Using a unique photography process, Llewellyn shows details of flowers that few have ever seen: the architecture of stamens and pistils; the subtle shadings of a petal; the secret recesses of nectar tubes.

by Stacy A. Nyikos (Grad ’00)

This book for young children tells the story of  Toby, a newborn turtle, and his journey from a sandy nest to the ocean. Along the way he encounters pelicans, crabs, crocodiles and slides down jumbo sand dunes.

by J. Roy Vorhauer (Educ ’67, ’77)

This first novel by Vorhauer, who worked for decades as a teacher and principal, trying throughout his career to improve race relations in Virginia schools, tells the story of Jack and Tamara, an interracial couple in 1958, soon separated by their families. In the 1970s, Jack’s and Tamara’s jobs bring them together to confront the very thing that drove them apart: racial intolerance.

The Jewish Daughter Diaries: True Stories of Being Loved Too Much by Our Moms
edited by Rachel Ament (Educ ’11)

This collection of 28 essays is a tribute to motherhood and daughterhood, exploring complex, colorful and (at times) claustrophobic relationships. The book features an original story by Blossom and Big Bang Theory star Mayim Bialik.

Faraday, Maxwell, and the Electromagnetic Field: How Two Men Revolutionized Physics
by Nancy Forbes (Col ’74) & Basil Mahon

In 1831 Michael Faraday and James Clerk Maxwell, two scientists separated in age by 40 years, discovered the existence of the electromagnetic field and devised a radically new theory that overturned the strictly mechanical view of the world that had prevailed since Newton’s time. The authors create a narrative that interweaves biographical detail from each man’s life with clear explanations of their scientific accomplishments.

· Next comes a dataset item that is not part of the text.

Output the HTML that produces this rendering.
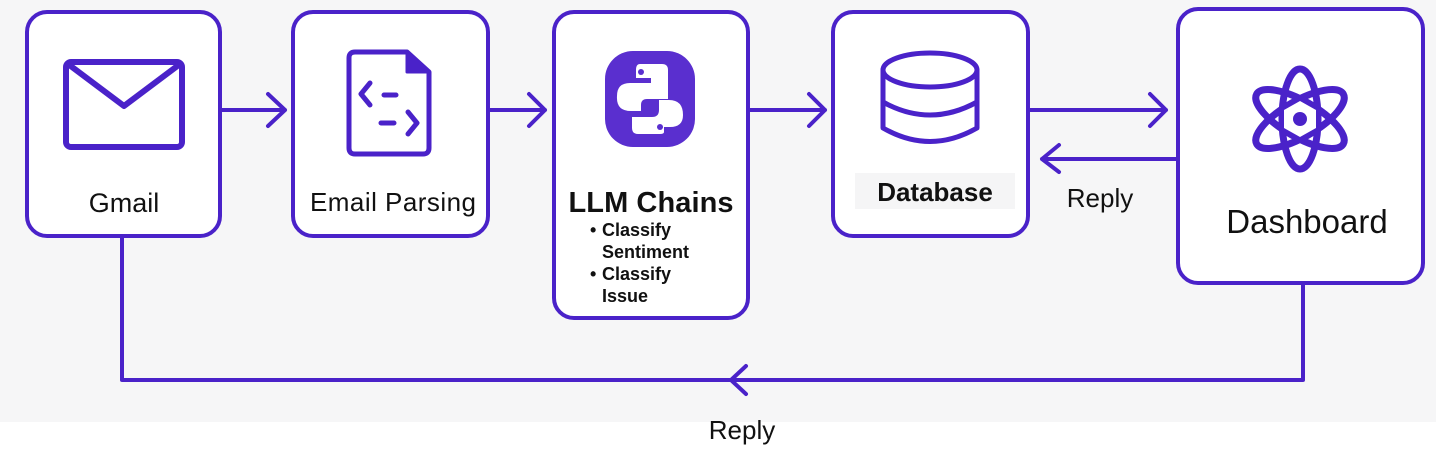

No Better Time: The Brief, Remarkable Life of Danny Lewin, the Genius Who Transformed the Internet
by Molly Knight Raskin (Col ’97)

Raskin tells the story of Danny Lewin, a mathematical genius who created a set of algorithms to foster a faster Internet. On Sept. 11, 2001, organizations including the Red Cross, the FBI and national news organizations relied on the Internet when phone systems failed. Sadly, Lewin didn’t see the success of his vision—he was fatally stabbed on American Airlines Flight 11 when he tried to overcome the terrorists onboard.